Loin d’être innocent, Tetris est coupable. Coupable de nous mettre dans la tête qu’on ne peut pas gagner, quoi qu’on fasse, à un moment donné ça tombe tellement vite qu’on ne maîtrise plus rien, et le jeu finira par avoir le dessus, il n’y a pas d’alternative. Personne ne gagne vraiment à ce jeu, sauf à entrer en compétition avec d’éventuels adversaires et être au plus haut sur le podium, sauf à être le premier, le winner. Il est aisé de comprendre que ce jeu est un certain reflet de l’idéologie qui domine notre monde, sans compter qu’un tel acte d’accusation peut passer pour de la douce folie, si l’analogie avec ce jeu n’était pas apparu dans certains discours pour étayer le fait que c’est le système qui aura le dernier mot, et faire son œuvre de résignation. Et si de toute façon le système a le dernier mot, pourquoi ne pas le laisser faire, il a une main invisible, non ? Par des moyens fort simples, il nous engage à intégrer des idées fort simples pour que s’installe l’idéologie libérale.

Il est vrai que d’un autre côté, si on s’entraîne, on devient meilleur, et l’on progresse au fur et à mesure des parties. Celui qui « travaille son Tetris »devient meilleur, et là encore un leurre du capitalisme nous est adressé.
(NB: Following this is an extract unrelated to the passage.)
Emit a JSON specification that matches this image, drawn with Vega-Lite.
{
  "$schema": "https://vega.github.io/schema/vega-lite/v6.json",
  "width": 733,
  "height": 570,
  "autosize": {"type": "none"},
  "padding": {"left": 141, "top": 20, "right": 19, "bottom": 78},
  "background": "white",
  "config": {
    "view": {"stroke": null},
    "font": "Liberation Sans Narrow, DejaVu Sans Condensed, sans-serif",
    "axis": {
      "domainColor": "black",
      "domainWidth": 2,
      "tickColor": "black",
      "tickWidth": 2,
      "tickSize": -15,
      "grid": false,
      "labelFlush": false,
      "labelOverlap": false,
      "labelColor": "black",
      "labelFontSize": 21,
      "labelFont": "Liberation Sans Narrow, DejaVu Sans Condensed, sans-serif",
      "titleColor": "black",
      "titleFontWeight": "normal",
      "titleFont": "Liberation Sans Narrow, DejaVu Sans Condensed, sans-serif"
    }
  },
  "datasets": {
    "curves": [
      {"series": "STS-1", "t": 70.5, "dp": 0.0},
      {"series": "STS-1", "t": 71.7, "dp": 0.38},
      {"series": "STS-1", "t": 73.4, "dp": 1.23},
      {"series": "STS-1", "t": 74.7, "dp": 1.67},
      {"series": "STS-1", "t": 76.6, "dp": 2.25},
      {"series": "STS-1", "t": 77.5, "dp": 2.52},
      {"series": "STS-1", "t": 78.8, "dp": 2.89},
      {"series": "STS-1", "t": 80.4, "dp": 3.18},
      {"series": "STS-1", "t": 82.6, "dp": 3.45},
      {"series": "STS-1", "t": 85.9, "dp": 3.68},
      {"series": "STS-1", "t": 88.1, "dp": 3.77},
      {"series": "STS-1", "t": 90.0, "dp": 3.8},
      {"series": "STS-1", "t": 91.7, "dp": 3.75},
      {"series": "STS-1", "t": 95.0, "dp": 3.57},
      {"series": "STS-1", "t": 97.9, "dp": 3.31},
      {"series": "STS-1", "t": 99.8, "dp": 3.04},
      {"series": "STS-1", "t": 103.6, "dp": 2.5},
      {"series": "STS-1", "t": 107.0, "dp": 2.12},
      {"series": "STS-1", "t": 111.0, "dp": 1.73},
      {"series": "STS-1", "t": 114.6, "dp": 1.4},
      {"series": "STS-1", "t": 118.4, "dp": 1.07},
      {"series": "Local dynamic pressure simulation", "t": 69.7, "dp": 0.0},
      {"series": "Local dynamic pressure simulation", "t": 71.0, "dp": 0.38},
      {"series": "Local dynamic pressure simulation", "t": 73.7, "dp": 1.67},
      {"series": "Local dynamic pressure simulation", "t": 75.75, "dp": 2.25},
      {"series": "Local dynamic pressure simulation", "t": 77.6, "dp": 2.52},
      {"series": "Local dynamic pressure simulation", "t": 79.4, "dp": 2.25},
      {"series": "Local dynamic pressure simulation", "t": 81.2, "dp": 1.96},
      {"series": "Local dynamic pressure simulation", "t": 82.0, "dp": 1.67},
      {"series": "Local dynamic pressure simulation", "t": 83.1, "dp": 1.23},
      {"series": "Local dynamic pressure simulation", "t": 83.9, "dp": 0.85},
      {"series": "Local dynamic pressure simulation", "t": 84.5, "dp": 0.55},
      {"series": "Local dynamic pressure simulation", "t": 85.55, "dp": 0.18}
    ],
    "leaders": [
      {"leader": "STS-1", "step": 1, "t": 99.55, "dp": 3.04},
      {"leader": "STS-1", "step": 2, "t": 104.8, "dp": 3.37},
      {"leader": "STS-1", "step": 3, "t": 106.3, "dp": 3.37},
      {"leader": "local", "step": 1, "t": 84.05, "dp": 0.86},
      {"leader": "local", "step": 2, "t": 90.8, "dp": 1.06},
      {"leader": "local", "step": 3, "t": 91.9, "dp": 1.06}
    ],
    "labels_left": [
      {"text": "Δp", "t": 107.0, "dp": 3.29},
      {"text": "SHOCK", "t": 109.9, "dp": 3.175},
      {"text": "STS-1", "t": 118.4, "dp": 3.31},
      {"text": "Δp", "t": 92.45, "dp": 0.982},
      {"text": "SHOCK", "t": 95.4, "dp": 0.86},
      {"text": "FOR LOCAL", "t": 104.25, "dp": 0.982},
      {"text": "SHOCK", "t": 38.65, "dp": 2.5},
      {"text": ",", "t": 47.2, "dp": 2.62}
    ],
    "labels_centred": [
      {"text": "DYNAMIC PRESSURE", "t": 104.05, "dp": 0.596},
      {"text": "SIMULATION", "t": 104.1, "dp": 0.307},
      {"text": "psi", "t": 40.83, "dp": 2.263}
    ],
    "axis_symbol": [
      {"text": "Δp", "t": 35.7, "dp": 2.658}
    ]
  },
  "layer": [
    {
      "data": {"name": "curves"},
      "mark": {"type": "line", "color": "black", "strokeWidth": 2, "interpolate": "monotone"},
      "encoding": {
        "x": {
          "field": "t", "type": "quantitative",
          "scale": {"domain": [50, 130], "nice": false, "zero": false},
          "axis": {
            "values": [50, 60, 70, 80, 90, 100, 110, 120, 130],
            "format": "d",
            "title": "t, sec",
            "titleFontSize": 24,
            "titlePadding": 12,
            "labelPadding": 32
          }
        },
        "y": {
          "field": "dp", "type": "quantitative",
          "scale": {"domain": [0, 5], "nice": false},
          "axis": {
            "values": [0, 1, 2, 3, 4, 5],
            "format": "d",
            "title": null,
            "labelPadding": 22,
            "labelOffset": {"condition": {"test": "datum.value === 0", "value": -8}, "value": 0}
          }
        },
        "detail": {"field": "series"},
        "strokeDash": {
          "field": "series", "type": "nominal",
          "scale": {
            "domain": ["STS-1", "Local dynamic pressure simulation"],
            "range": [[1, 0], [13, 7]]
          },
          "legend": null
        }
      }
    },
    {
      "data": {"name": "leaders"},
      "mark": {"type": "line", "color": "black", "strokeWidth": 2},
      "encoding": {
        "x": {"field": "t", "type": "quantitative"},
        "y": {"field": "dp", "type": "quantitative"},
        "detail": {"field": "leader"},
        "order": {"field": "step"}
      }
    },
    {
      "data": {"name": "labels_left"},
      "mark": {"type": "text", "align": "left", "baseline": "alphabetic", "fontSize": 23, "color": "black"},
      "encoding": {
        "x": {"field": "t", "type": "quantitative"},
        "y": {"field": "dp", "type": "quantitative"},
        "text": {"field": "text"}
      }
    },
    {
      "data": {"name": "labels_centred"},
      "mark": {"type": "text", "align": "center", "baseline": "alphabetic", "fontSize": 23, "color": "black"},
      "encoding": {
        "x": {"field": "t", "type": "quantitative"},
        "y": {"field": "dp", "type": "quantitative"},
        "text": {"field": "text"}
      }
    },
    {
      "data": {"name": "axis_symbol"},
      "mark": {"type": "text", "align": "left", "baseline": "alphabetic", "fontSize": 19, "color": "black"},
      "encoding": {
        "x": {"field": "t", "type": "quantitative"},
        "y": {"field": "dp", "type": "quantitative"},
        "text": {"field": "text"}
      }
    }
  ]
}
Ce n’est qu’en travaillant qu’on devient meilleur, en forgeant qu’on devient forgeron, que ce n’est qu’en se concentrant sur sa pratique qu’on l’améliore, ce n’est pas faux, mais cela néglige la part essentielle que l’on doit réserver à l’éducation, qui, plus qu’un simple entraînement, élève les vues de chacun au-delà d’une simple pratique. Nous sommes des êtres humains, nous ne nous réduisons pas à des compétences, un savoir faire, mais nous sommes des êtres capables de projeter nos pensées au-delà de notre quotidien, et c’est là que peut s’exprimer une réelle liberté.

Le Tetris est un outil magique, parce qu’il nous déforme d’autant plus facilement qu’on ne le soupçonne pas. Mais il suffit de dénoncer son travail pour que le charme disparaisse. Il n’y a pas que le Tetris qu’il faut désenchanter, d’autres subterfuges doivent être dévoilés, soyons vigilants le danger est au coin du sudoku, et l’aventure au coin de la rue. Et ce n’est qu’en désenchantant ces stratagèmes, que nous finirons par voir la vraie magie du monde.